> Exercise requirements
Output the material exactly, but drop every image it holds.

»»

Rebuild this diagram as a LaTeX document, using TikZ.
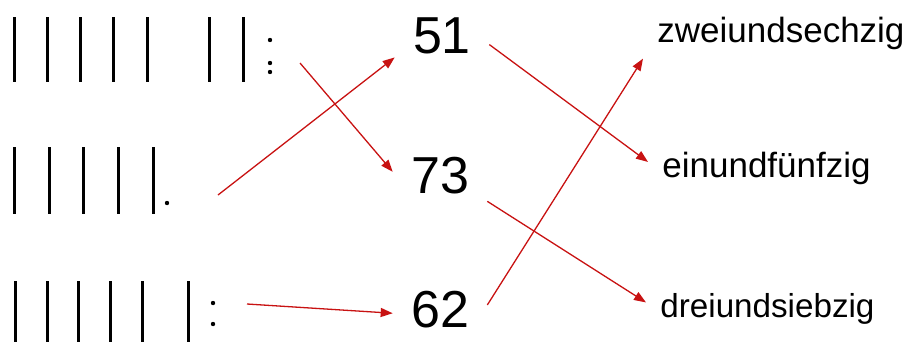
\documentclass[tikz,border=0pt]{standalone}
\usepackage{fontspec}
\setmainfont{Liberation Sans}
\usetikzlibrary{arrows.meta}
\definecolor{linkred}{RGB}{200,18,18}
\tikzset{
  bar/.style={line width=1.5pt},
  num/.style={inner sep=9pt, font=\fontsize{26}{30}\selectfont, anchor=base},
  word/.style={inner sep=7pt, font=\fontsize{17.5}{21}\selectfont, anchor=base west},
  link/.style={draw=linkred, line width=0.65pt, -{Triangle[length=6pt,width=4.5pt]}}
}

\begin{document}
\begin{tikzpicture}[x=0.5pt,y=-0.5pt]
\useasboundingbox (0,0) rectangle (914,343);

% tallies: bars are tens, dots are units
\foreach \x in {14,47,80,113,147,209,243} \draw[bar] (\x,17) -- (\x,82);
\fill (270,40) circle (1.1pt) (270,63) circle (1.1pt) (270,72) circle (1.1pt);
\foreach \x in {14,49,83,118,153} \draw[bar] (\x,147) -- (\x,214);
\fill (167,203) circle (1.1pt);
\foreach \x in {15,47,78,110,142,188} \draw[bar] (\x,281) -- (\x,342);
\fill (213,303) circle (1.1pt) (213,324) circle (1.1pt);

\coordinate (row73) at (300,63);
\coordinate (row51) at (218,195);
\coordinate (row62) at (247,304);

% numbers
\node[num] (n51) at (442,53) {51};
\node[num] (n73) at (440,193) {73};
\node[num] (n62) at (440,327) {62};

% words
\node[word] (w62) at (643,42) {zweiundsechzig};
\node[word] (w51) at (648,177) {einundfünfzig};
\node[word, font=\fontsize{16.6}{20}\selectfont] (w73) at (646,317) {dreiundsiebzig};

\draw[link] (row73) -- (n73.176);
\draw[link] (row51) -- (n51.205);
\draw[link] (row62) -- (n62.185);
\draw[link] (n51.-11) -- ([yshift=3pt]w51.west);
\draw[link] (n73.-29) -- ([yshift=3pt]w73.west);
\draw[link] (n62.5) -- ([yshift=2.5pt]w62.south west);
\end{tikzpicture}
\end{document}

««

> Complete answer
Rebuild this diagram as a LaTeX document, using TikZ.
\documentclass[tikz,border=0pt]{standalone}
\usepackage{fontspec}
\setmainfont{Liberation Sans}
\usetikzlibrary{arrows.meta}
\definecolor{linkred}{RGB}{200,18,18}
\tikzset{
  bar/.style={line width=1.5pt},
  num/.style={inner sep=9pt, font=\fontsize{26}{30}\selectfont, anchor=base},
  word/.style={inner sep=7pt, font=\fontsize{17.5}{21}\selectfont, anchor=base west},
  link/.style={draw=linkred, line width=0.65pt, -{Triangle[length=6pt,width=4.5pt]}}
}

\begin{document}
\begin{tikzpicture}[x=0.5pt,y=-0.5pt]
\useasboundingbox (0,0) rectangle (914,343);

% tallies: bars are tens, dots are units
\foreach \x in {14,47,80,113,147,209,243} \draw[bar] (\x,17) -- (\x,82);
\fill (270,40) circle (1.1pt) (270,63) circle (1.1pt) (270,72) circle (1.1pt);
\foreach \x in {14,49,83,118,153} \draw[bar] (\x,147) -- (\x,214);
\fill (167,203) circle (1.1pt);
\foreach \x in {15,47,78,110,142,188} \draw[bar] (\x,281) -- (\x,342);
\fill (213,303) circle (1.1pt) (213,324) circle (1.1pt);

\coordinate (row73) at (300,63);
\coordinate (row51) at (218,195);
\coordinate (row62) at (247,304);

% numbers
\node[num] (n51) at (442,53) {51};
\node[num] (n73) at (440,193) {73};
\node[num] (n62) at (440,327) {62};

% words
\node[word] (w62) at (643,42) {zweiundsechzig};
\node[word] (w51) at (648,177) {einundfünfzig};
\node[word, font=\fontsize{16.6}{20}\selectfont] (w73) at (646,317) {dreiundsiebzig};

\draw[link] (row73) -- (n73.176);
\draw[link] (row51) -- (n51.205);
\draw[link] (row62) -- (n62.185);
\draw[link] (n51.-11) -- ([yshift=3pt]w51.west);
\draw[link] (n73.-29) -- ([yshift=3pt]w73.west);
\draw[link] (n62.5) -- ([yshift=2.5pt]w62.south west);
\end{tikzpicture}
\end{document}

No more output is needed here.